MATERIAL PROVIDED.
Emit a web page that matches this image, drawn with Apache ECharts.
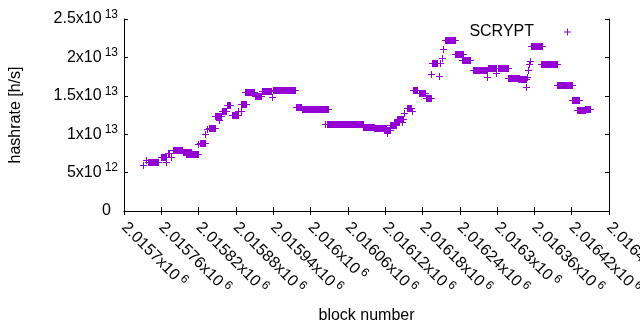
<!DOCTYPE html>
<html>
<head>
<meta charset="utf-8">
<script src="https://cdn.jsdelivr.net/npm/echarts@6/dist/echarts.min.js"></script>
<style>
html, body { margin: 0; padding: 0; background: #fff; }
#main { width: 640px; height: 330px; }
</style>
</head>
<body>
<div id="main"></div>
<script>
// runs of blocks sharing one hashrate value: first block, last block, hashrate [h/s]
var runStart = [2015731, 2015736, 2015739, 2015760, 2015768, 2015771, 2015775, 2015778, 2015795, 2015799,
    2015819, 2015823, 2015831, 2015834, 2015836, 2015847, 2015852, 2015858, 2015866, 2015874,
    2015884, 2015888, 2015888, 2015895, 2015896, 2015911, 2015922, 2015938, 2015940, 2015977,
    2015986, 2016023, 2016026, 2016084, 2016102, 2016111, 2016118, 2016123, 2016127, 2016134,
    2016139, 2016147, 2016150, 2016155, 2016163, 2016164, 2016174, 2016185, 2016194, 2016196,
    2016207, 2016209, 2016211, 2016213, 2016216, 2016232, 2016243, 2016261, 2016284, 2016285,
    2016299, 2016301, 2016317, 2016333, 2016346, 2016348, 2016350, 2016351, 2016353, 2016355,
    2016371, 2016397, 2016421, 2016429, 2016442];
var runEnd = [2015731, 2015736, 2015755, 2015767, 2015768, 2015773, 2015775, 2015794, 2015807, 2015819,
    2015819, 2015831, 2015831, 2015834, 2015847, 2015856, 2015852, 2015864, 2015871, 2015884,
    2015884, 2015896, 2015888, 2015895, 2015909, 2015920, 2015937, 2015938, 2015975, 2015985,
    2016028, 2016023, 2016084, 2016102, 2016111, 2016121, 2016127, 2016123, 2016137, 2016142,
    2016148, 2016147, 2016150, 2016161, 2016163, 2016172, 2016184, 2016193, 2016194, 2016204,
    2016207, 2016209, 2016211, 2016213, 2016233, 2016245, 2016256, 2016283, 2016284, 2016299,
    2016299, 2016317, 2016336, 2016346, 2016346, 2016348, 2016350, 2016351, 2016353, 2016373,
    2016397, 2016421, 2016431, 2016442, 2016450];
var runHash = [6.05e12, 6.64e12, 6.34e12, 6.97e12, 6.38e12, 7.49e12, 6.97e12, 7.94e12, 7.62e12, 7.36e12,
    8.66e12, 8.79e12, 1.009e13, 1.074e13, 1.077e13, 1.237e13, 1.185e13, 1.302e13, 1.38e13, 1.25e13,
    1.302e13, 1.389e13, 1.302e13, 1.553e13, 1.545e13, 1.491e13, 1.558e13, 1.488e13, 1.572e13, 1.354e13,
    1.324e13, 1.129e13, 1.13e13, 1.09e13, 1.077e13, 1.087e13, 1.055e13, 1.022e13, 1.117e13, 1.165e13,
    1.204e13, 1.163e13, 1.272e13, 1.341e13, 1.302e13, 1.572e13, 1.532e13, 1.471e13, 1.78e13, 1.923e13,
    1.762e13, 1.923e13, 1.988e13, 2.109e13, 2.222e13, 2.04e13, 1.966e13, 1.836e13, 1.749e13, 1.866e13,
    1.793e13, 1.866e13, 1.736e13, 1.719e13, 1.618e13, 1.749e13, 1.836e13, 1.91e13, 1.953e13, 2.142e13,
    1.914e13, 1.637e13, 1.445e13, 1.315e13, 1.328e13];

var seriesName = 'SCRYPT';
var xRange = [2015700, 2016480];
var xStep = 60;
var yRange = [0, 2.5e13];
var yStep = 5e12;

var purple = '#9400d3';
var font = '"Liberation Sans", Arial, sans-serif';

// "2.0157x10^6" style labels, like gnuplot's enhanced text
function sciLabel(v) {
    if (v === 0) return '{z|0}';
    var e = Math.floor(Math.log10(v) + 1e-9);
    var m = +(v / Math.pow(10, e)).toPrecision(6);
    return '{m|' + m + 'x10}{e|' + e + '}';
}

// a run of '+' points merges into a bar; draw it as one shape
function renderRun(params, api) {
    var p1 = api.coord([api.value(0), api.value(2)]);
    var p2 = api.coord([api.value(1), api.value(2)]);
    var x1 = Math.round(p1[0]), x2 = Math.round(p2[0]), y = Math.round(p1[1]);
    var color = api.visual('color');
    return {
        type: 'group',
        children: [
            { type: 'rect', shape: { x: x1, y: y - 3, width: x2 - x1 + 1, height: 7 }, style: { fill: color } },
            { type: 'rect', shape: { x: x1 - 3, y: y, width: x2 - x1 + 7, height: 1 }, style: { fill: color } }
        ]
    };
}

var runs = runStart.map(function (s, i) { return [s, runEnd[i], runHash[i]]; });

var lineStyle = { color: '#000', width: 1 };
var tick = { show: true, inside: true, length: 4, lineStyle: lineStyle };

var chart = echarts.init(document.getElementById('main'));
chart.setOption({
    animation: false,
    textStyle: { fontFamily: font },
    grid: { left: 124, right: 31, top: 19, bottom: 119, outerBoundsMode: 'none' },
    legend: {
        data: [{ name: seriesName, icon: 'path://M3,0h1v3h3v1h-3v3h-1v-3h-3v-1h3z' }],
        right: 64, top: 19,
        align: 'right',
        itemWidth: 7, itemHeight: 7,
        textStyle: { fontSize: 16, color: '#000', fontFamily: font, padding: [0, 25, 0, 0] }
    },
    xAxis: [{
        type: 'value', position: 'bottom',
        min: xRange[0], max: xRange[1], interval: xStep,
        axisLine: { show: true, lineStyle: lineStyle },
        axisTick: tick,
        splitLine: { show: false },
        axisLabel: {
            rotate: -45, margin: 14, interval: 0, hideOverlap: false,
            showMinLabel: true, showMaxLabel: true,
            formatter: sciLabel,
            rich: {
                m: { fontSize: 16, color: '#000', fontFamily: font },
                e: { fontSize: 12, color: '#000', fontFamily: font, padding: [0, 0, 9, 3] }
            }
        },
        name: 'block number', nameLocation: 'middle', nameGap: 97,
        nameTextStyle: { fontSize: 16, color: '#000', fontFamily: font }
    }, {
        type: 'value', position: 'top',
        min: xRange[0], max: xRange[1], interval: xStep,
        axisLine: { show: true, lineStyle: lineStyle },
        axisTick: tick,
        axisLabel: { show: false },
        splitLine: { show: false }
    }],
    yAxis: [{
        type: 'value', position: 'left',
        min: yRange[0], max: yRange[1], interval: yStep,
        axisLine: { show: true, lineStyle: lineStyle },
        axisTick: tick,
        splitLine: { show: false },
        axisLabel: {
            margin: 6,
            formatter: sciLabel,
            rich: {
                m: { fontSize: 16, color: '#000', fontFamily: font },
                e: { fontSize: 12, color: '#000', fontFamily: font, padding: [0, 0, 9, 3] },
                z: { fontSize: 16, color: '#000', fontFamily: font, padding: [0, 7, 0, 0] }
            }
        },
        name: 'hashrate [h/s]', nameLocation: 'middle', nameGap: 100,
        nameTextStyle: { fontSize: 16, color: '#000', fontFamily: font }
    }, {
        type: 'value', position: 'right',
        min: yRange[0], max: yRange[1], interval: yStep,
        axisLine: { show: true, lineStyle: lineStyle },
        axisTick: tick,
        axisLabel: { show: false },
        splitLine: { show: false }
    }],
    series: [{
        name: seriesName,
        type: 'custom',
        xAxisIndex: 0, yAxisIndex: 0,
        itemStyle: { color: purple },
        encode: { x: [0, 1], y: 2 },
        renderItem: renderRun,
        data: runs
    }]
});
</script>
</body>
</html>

TO DO. Repeat the lines above exactly, and keep every picture out.

FULL SOLUTION.
Emit a web page that matches this image, drawn with Apache ECharts.
<!DOCTYPE html>
<html>
<head>
<meta charset="utf-8">
<script src="https://cdn.jsdelivr.net/npm/echarts@6/dist/echarts.min.js"></script>
<style>
html, body { margin: 0; padding: 0; background: #fff; }
#main { width: 640px; height: 330px; }
</style>
</head>
<body>
<div id="main"></div>
<script>
// runs of blocks sharing one hashrate value: first block, last block, hashrate [h/s]
var runStart = [2015731, 2015736, 2015739, 2015760, 2015768, 2015771, 2015775, 2015778, 2015795, 2015799,
    2015819, 2015823, 2015831, 2015834, 2015836, 2015847, 2015852, 2015858, 2015866, 2015874,
    2015884, 2015888, 2015888, 2015895, 2015896, 2015911, 2015922, 2015938, 2015940, 2015977,
    2015986, 2016023, 2016026, 2016084, 2016102, 2016111, 2016118, 2016123, 2016127, 2016134,
    2016139, 2016147, 2016150, 2016155, 2016163, 2016164, 2016174, 2016185, 2016194, 2016196,
    2016207, 2016209, 2016211, 2016213, 2016216, 2016232, 2016243, 2016261, 2016284, 2016285,
    2016299, 2016301, 2016317, 2016333, 2016346, 2016348, 2016350, 2016351, 2016353, 2016355,
    2016371, 2016397, 2016421, 2016429, 2016442];
var runEnd = [2015731, 2015736, 2015755, 2015767, 2015768, 2015773, 2015775, 2015794, 2015807, 2015819,
    2015819, 2015831, 2015831, 2015834, 2015847, 2015856, 2015852, 2015864, 2015871, 2015884,
    2015884, 2015896, 2015888, 2015895, 2015909, 2015920, 2015937, 2015938, 2015975, 2015985,
    2016028, 2016023, 2016084, 2016102, 2016111, 2016121, 2016127, 2016123, 2016137, 2016142,
    2016148, 2016147, 2016150, 2016161, 2016163, 2016172, 2016184, 2016193, 2016194, 2016204,
    2016207, 2016209, 2016211, 2016213, 2016233, 2016245, 2016256, 2016283, 2016284, 2016299,
    2016299, 2016317, 2016336, 2016346, 2016346, 2016348, 2016350, 2016351, 2016353, 2016373,
    2016397, 2016421, 2016431, 2016442, 2016450];
var runHash = [6.05e12, 6.64e12, 6.34e12, 6.97e12, 6.38e12, 7.49e12, 6.97e12, 7.94e12, 7.62e12, 7.36e12,
    8.66e12, 8.79e12, 1.009e13, 1.074e13, 1.077e13, 1.237e13, 1.185e13, 1.302e13, 1.38e13, 1.25e13,
    1.302e13, 1.389e13, 1.302e13, 1.553e13, 1.545e13, 1.491e13, 1.558e13, 1.488e13, 1.572e13, 1.354e13,
    1.324e13, 1.129e13, 1.13e13, 1.09e13, 1.077e13, 1.087e13, 1.055e13, 1.022e13, 1.117e13, 1.165e13,
    1.204e13, 1.163e13, 1.272e13, 1.341e13, 1.302e13, 1.572e13, 1.532e13, 1.471e13, 1.78e13, 1.923e13,
    1.762e13, 1.923e13, 1.988e13, 2.109e13, 2.222e13, 2.04e13, 1.966e13, 1.836e13, 1.749e13, 1.866e13,
    1.793e13, 1.866e13, 1.736e13, 1.719e13, 1.618e13, 1.749e13, 1.836e13, 1.91e13, 1.953e13, 2.142e13,
    1.914e13, 1.637e13, 1.445e13, 1.315e13, 1.328e13];

var seriesName = 'SCRYPT';
var xRange = [2015700, 2016480];
var xStep = 60;
var yRange = [0, 2.5e13];
var yStep = 5e12;

var purple = '#9400d3';
var font = '"Liberation Sans", Arial, sans-serif';

// "2.0157x10^6" style labels, like gnuplot's enhanced text
function sciLabel(v) {
    if (v === 0) return '{z|0}';
    var e = Math.floor(Math.log10(v) + 1e-9);
    var m = +(v / Math.pow(10, e)).toPrecision(6);
    return '{m|' + m + 'x10}{e|' + e + '}';
}

// a run of '+' points merges into a bar; draw it as one shape
function renderRun(params, api) {
    var p1 = api.coord([api.value(0), api.value(2)]);
    var p2 = api.coord([api.value(1), api.value(2)]);
    var x1 = Math.round(p1[0]), x2 = Math.round(p2[0]), y = Math.round(p1[1]);
    var color = api.visual('color');
    return {
        type: 'group',
        children: [
            { type: 'rect', shape: { x: x1, y: y - 3, width: x2 - x1 + 1, height: 7 }, style: { fill: color } },
            { type: 'rect', shape: { x: x1 - 3, y: y, width: x2 - x1 + 7, height: 1 }, style: { fill: color } }
        ]
    };
}

var runs = runStart.map(function (s, i) { return [s, runEnd[i], runHash[i]]; });

var lineStyle = { color: '#000', width: 1 };
var tick = { show: true, inside: true, length: 4, lineStyle: lineStyle };

var chart = echarts.init(document.getElementById('main'));
chart.setOption({
    animation: false,
    textStyle: { fontFamily: font },
    grid: { left: 124, right: 31, top: 19, bottom: 119, outerBoundsMode: 'none' },
    legend: {
        data: [{ name: seriesName, icon: 'path://M3,0h1v3h3v1h-3v3h-1v-3h-3v-1h3z' }],
        right: 64, top: 19,
        align: 'right',
        itemWidth: 7, itemHeight: 7,
        textStyle: { fontSize: 16, color: '#000', fontFamily: font, padding: [0, 25, 0, 0] }
    },
    xAxis: [{
        type: 'value', position: 'bottom',
        min: xRange[0], max: xRange[1], interval: xStep,
        axisLine: { show: true, lineStyle: lineStyle },
        axisTick: tick,
        splitLine: { show: false },
        axisLabel: {
            rotate: -45, margin: 14, interval: 0, hideOverlap: false,
            showMinLabel: true, showMaxLabel: true,
            formatter: sciLabel,
            rich: {
                m: { fontSize: 16, color: '#000', fontFamily: font },
                e: { fontSize: 12, color: '#000', fontFamily: font, padding: [0, 0, 9, 3] }
            }
        },
        name: 'block number', nameLocation: 'middle', nameGap: 97,
        nameTextStyle: { fontSize: 16, color: '#000', fontFamily: font }
    }, {
        type: 'value', position: 'top',
        min: xRange[0], max: xRange[1], interval: xStep,
        axisLine: { show: true, lineStyle: lineStyle },
        axisTick: tick,
        axisLabel: { show: false },
        splitLine: { show: false }
    }],
    yAxis: [{
        type: 'value', position: 'left',
        min: yRange[0], max: yRange[1], interval: yStep,
        axisLine: { show: true, lineStyle: lineStyle },
        axisTick: tick,
        splitLine: { show: false },
        axisLabel: {
            margin: 6,
            formatter: sciLabel,
            rich: {
                m: { fontSize: 16, color: '#000', fontFamily: font },
                e: { fontSize: 12, color: '#000', fontFamily: font, padding: [0, 0, 9, 3] },
                z: { fontSize: 16, color: '#000', fontFamily: font, padding: [0, 7, 0, 0] }
            }
        },
        name: 'hashrate [h/s]', nameLocation: 'middle', nameGap: 100,
        nameTextStyle: { fontSize: 16, color: '#000', fontFamily: font }
    }, {
        type: 'value', position: 'right',
        min: yRange[0], max: yRange[1], interval: yStep,
        axisLine: { show: true, lineStyle: lineStyle },
        axisTick: tick,
        axisLabel: { show: false },
        splitLine: { show: false }
    }],
    series: [{
        name: seriesName,
        type: 'custom',
        xAxisIndex: 0, yAxisIndex: 0,
        itemStyle: { color: purple },
        encode: { x: [0, 1], y: 2 },
        renderItem: renderRun,
        data: runs
    }]
});
</script>
</body>
</html>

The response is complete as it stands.